These machines will be used as both workstations and render nodes.
Our budget is $75000 to buy hardware. The maximom we can spend on storage is $15000. I hope we could something good with that.
It seemed as though at least one of those machines was not going to be used as a workstation or render node. It seem like the intention was to make one Mac Pro that would server as the facade to the storage. Or is that $2-4K for that Mac Pro already weaved into the $15K ?

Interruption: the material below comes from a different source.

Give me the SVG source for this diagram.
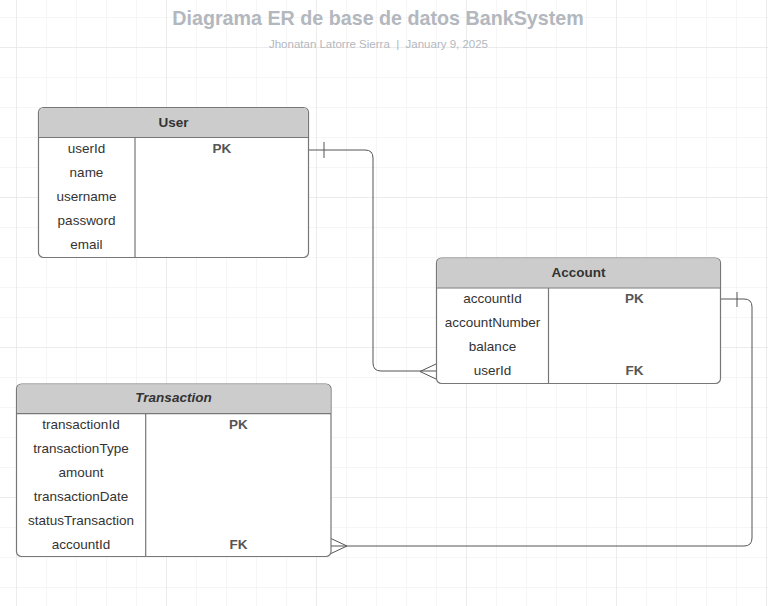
<svg xmlns="http://www.w3.org/2000/svg" width="768" height="606" viewBox="0 0 768 606">
<defs>
<pattern id="minor" x="16" y="17" width="30" height="30" patternUnits="userSpaceOnUse">
<path d="M0 0H30M0 0V30" fill="none" stroke="#ededed" stroke-width="1"/>
</pattern>
<pattern id="major" x="16" y="47" width="150" height="150" patternUnits="userSpaceOnUse">
<path d="M0 0H150M0 0V150" fill="none" stroke="#e2e2e2" stroke-width="1"/>
</pattern>
</defs>
<style>
.box{fill:#fff;stroke:#777;stroke-width:1.2}
.hdr{fill:#cccccc}
.sep{stroke:#777;stroke-width:1.2}
.t{font-family:"Liberation Sans",Arial,sans-serif;font-size:13.5px;fill:#333;text-anchor:middle}
.h{font-family:"Liberation Sans",Arial,sans-serif;font-size:13.5px;font-weight:bold;fill:#333;text-anchor:middle}
.k{font-family:"Liberation Sans",Arial,sans-serif;font-size:13.5px;font-weight:bold;fill:#555;text-anchor:middle}
.c{fill:none;stroke:#555;stroke-width:1}
.title{font-family:"Liberation Sans",Arial,sans-serif;font-size:19.7px;font-weight:bold;fill:#b3b7be;text-anchor:middle}
.sub{font-family:"Liberation Sans",Arial,sans-serif;font-size:11.5px;fill:#b3b7be;text-anchor:middle}
</style>
<rect width="768" height="606" fill="#fff"/>
<rect width="768" height="606" fill="url(#minor)"/>
<rect width="768" height="606" fill="url(#major)"/>

<text class="title" x="378" y="25">Diagrama ER de base de datos BankSystem</text>
<text class="sub" x="378.5" y="48" xml:space="preserve">Jhonatan Latorre Sierra  |  January 9, 2025</text>

<g id="connectors">
<path class="c" d="M308 150H365Q373 150 373 158V363Q373 371 381 371H436"/>
<path class="c" d="M324 142V158"/>
<path class="c" d="M436 364L420 371.5L436 379"/>
<path class="c" d="M721 299H744Q752 299 752 307V538Q752 546 744 546H331"/>
<path class="c" d="M737 292V307"/>
<path class="c" d="M331 538.5L347 546L331 553.5"/>
</g>

<g id="user">
<rect class="box" x="38.5" y="107.5" width="270" height="150" rx="5"/>
<path class="hdr" d="M43.5 108.1H303.5Q307.9 108.1 307.9 112.5V137H39.1V112.5Q39.1 108.1 43.5 108.1Z"/>
<path class="sep" d="M38.5 137.5H308.5M135 137.5V257.5"/>
<text class="h" x="173.5" y="126.5">User</text>
<text class="t" x="86.5" y="152.5">userId</text>
<text class="k" x="222" y="152.5">PK</text>
<text class="t" x="86.5" y="176.5">name</text>
<text class="t" x="86.5" y="200.5">username</text>
<text class="t" x="86.5" y="224.5">password</text>
<text class="t" x="86.5" y="248.5">email</text>
</g>

<g id="account">
<rect class="box" x="436.5" y="258" width="284" height="125.5" rx="5"/>
<path class="hdr" d="M441.5 258.6H715.5Q720 258.6 720 263V287.7H437.1V263Q437.1 258.6 441.5 258.6Z"/>
<path class="sep" d="M436.5 288H720.5M548.5 288V383.5"/>
<text class="h" x="578.5" y="276.5">Account</text>
<text class="t" x="492.5" y="302.5">accountId</text>
<text class="k" x="634.5" y="302.5">PK</text>
<text class="t" x="492.5" y="326.5">accountNumber</text>
<text class="t" x="492.5" y="350.5">balance</text>
<text class="t" x="492.5" y="374.5">userId</text>
<text class="k" x="634.5" y="374.5">FK</text>
</g>

<g id="transaction">
<rect class="box" x="16.5" y="384" width="314.5" height="172.5" rx="5"/>
<path class="hdr" d="M21.5 384.6H326Q330.4 384.6 330.4 389V413.4H17.1V389Q17.1 384.6 21.5 384.6Z"/>
<path class="sep" d="M16.5 413.7H331M145.7 413.7V556.5"/>
<text class="h" x="173.5" y="402" font-style="italic">Transaction</text>
<text class="t" x="81" y="428.5">transactionId</text>
<text class="k" x="238.5" y="428.5">PK</text>
<text class="t" x="81" y="452.5">transactionType</text>
<text class="t" x="81" y="476.5">amount</text>
<text class="t" x="81" y="500.5">transactionDate</text>
<text class="t" x="81" y="524.5">statusTransaction</text>
<text class="t" x="81" y="548.5">accountId</text>
<text class="k" x="238.5" y="548.5">FK</text>
</g>
</svg>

If not, one way to grow the $15K larger is to dump that Mac Pro's allocation into the "storage' budget and put the disks and "the brains" into one box. Something along the lines of:
http://www.ixsystems.com/storage/ix/performance/truenas-pro.html#specs
or
https://shop.oracle.com/pls/ostore/f?p=700:6:0::::P6_LPI:424445158091311922637762
(although the standard config on one of those starts at $19K )
There are ways to "roll your own" but still get support with something like
http://www.nexenta.com/corp/products/what-is-openstorage/nexentastor
[ NexentaStor is a bit more commercially supported than FreeNAS but likely also much more expensive if need to store 10's of TB.
32TB raw storage is about $4.8K for 'silver' support. But coupled to a $6K 2U server is about $11K. Hook up a pair of these and that would be about $22K. Whether that second system is HA set up (costs extra) or back up depends on the how big a pile data going to manage. ]
Flushed out with a large RAM and a decent sized read and write SSD based caches (e.g., 400GB http://www.anandtech.com/show/6124/the-intel-ssd-910-review ) and shouldn't need to go into spindle overkill to keep up. If the file access patterns are relatively regular then if set up a system to cache the rolling subset working on probably don't need a 1:1, HDD spindle to workstation ratio.
If you put file serving into one box you don't need an expensive network between the "file serving" brains and the disks.